Browns' On-Field Struggles Affecting Attendance; Haslams Meet With Player Leaders
The Browns' 19-7 loss to the Jaguars on Sunday drew an announced crowd of 57,003 at FirstEnergy Stadium, but the actual attendance was "much worse," according to Kevin Kleps of CRAIN'S CLEVELAND BUSINESS. The team "might be fortunate to have had 40,000 people" attend the game. Announced attendance totals -- which reflect tickets sold, not the actual attendance -- have "routinely been at 60,000 or fewer, which, until recently, hadn't happened" since late Owner Art Modell moved the team to Baltimore. The Browns have started the season 0-10 after going 1-15 last year, and "not surprisingly, fans seem to have finally reached their breaking point." That has been "evident by the abysmal crowds that the Browns have drawn the last two seasons." Fans also have a "difficult time in even giving away tickets" (CRAINSCLEVELAND.com, 11/20).

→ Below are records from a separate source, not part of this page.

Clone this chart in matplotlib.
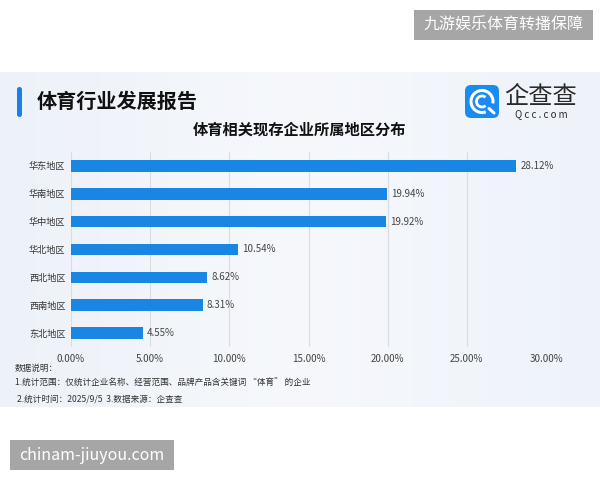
import matplotlib.pyplot as plt
import matplotlib.patches as mpatches
from matplotlib.colors import LinearSegmentedColormap
import numpy as np

plt.rcParams['font.family'] = ['Noto Sans CJK SC', 'DejaVu Sans']

# data
regions = ["华东地区", "华南地区", "华中地区", "华北地区", "西北地区", "西南地区", "东北地区"]
shares = [28.12, 19.94, 19.92, 10.54, 8.62, 8.31, 4.55]
xticks = [0, 5, 10, 15, 20, 25, 30]

W, H = 600, 480
fig = plt.figure(figsize=(6, 4.8), dpi=100)

# background layer in pixel coords
bg = fig.add_axes([0, 0, 1, 1])
bg.set_xlim(0, W)
bg.set_ylim(H, 0)
bg.axis("off")

# light panel with soft gradient
grad = np.linspace(0, 1, 256).reshape(1, -1)
cmap = LinearSegmentedColormap.from_list("p", ["#edf2f9", "#f6f8fc", "#eef3fa"])
bg.imshow(grad, extent=(0, W, 407, 72), cmap=cmap, aspect="auto", zorder=0)

# title bar + title
bg.add_patch(mpatches.FancyBboxPatch((17, 87), 5, 30, boxstyle="round,pad=0,rounding_size=2.5",
                                     fc="#1a7fe6", ec="none", zorder=2))
bg.text(37, 101, "体育行业发展报告", fontsize=14.5, fontweight="bold", color="#111111",
        va="center", ha="left", zorder=3)

# logo
bg.add_patch(mpatches.FancyBboxPatch((465, 85), 34, 33, boxstyle="round,pad=0,rounding_size=6",
                                     fc="#1a8bf0", ec="none", zorder=2))
bg.add_patch(mpatches.Arc((482, 101.5), 22, 22, theta1=70, theta2=10, ec="white", lw=2.2, zorder=3))
bg.add_patch(mpatches.Arc((482, 101.5), 11, 11, theta1=50, theta2=310, ec="white", lw=2, zorder=3))
bg.plot([489, 494], [108.5, 113], color="white", lw=2.2, solid_capstyle="round", zorder=3)
bg.text(541, 97, "企查查", fontsize=17.5, color="#2a2a2a", ha="center", va="center", zorder=3)
bg.text(541, 114, "Q c c . c o m", fontsize=7, color="#2a2a2a", ha="center", va="center", zorder=3)

# chart title
bg.text(300, 130, "体育相关现存企业所属地区分布", fontsize=11, fontweight="bold", color="#111111",
        ha="center", va="center", zorder=3)

# notes
bg.text(15, 368, "数据说明：", fontsize=6.2, color="#333333", va="center", zorder=3)
bg.text(15, 383, "1.统计范围：仅统计企业名称、经营范围、品牌产品含关键词 “体育” 的企业",
        fontsize=6.2, color="#333333", va="center", zorder=3)
bg.text(17, 399, "2.统计时间：2025/9/5  3.数据来源：企查查", fontsize=6.2, color="#333333",
        va="center", zorder=3)

# watermarks
bg.add_patch(mpatches.Rectangle((414, 10), 179, 30, fc="#a6a6a6", ec="none", zorder=4))
bg.text(503.5, 25, "九游娱乐体育转播保障", fontsize=11.5, color="white", ha="center", va="center", zorder=5)
bg.add_patch(mpatches.Rectangle((10, 440), 164, 30, fc="#a6a6a6", ec="none", zorder=4))
bg.text(92, 455, "chinam-jiuyou.com", fontsize=11.5, color="white", ha="center", va="center", zorder=5)

# chart axes: x 71..546 px, y 152..347 px
ax = fig.add_axes([71 / W, 1 - 347 / H, (546 - 71) / W, (347 - 152) / H])
ax.patch.set_alpha(0)
y = np.arange(len(regions))
ax.barh(y, shares, height=0.42, color="#1a86e3", zorder=3)
for yi, v in zip(y, shares):
    ax.text(v + 0.25, yi, f"{v:.2f}%", va="center", ha="left", fontsize=7, color="#444444")

ax.set_xlim(0, 30)
ax.set_ylim(len(regions) - 0.5, -0.5)
ax.set_yticks(y)
ax.set_yticklabels(regions, fontsize=6.6, color="#333333")
ax.set_xticks(xticks)
ax.set_xticklabels([f"{t:.2f}%" for t in xticks], fontsize=7, color="#444444")
ax.tick_params(axis="y", length=0, pad=4)
ax.tick_params(axis="x", length=0, pad=5)
ax.grid(axis="x", color="#d9dde3", lw=0.8, zorder=0)
for s in ax.spines.values():
    s.set_visible(False)

fig.savefig("out.png", dpi=100)
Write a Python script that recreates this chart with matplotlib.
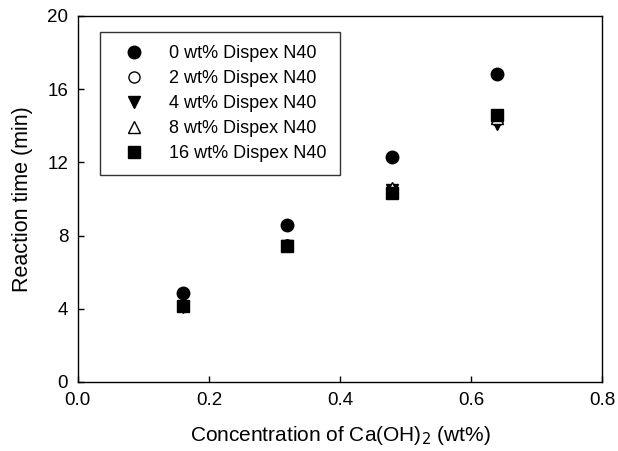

GOOD DIALOGUE: In Cleveland, Mary Kay Cabot reports Browns Owners Jimmy and Dee Haslam met with team leaders last week "not only to express their appreciation for the continued fight, but also to solicit input on what needs to change to right the 0-10 ship." Browns DE Emmanuel Ogbah "acknowledged that he found it unusual for the Haslams to a call the meeting with the 12 or so players on the leadership council." Coach Hue Jackson, who is "confident he has the Haslams' support, was also present," though Browns Exec VP/Football Operations Sashi Brown "was not." With rumors "swirling that the Haslams will pursue Peyton Manning for a president-type role, they didn't shed any light on their plans with the players." Browns G Joel Bitonio said, "It was good dialogue, and I think we're moving in the right direction even though we haven't put a win on the board." Jackson also "appreciated the Haslams listening to the players" (Cleveland PLAIN DEALER, 11/21).
CROSS OVER: ESPN.com's Pat McManamon wrote under the header, "The Road To 1-24: Browns Struggle To Maintain Structural Integrity." The hiring of Chief Strategy Officer Paul DePodesta was "questioned by traditionalists but hailed by others who saw the move as groundbreaking and unique." DePodesta’s background in MLB was "heavy in analytics." He has "largely worked behind the scenes since his hiring, but he has become involved in personnel." DePodesta has "significant input, but he largely works from his home" in La Jolla, Calif. Coaches "see him on game days and perhaps one other day per week, which supports a viewpoint that he’s not around enough to make significant decisions." The "skepticism toward analytics" also "comes in part because football is not like baseball" (ESPN.com, 11/17).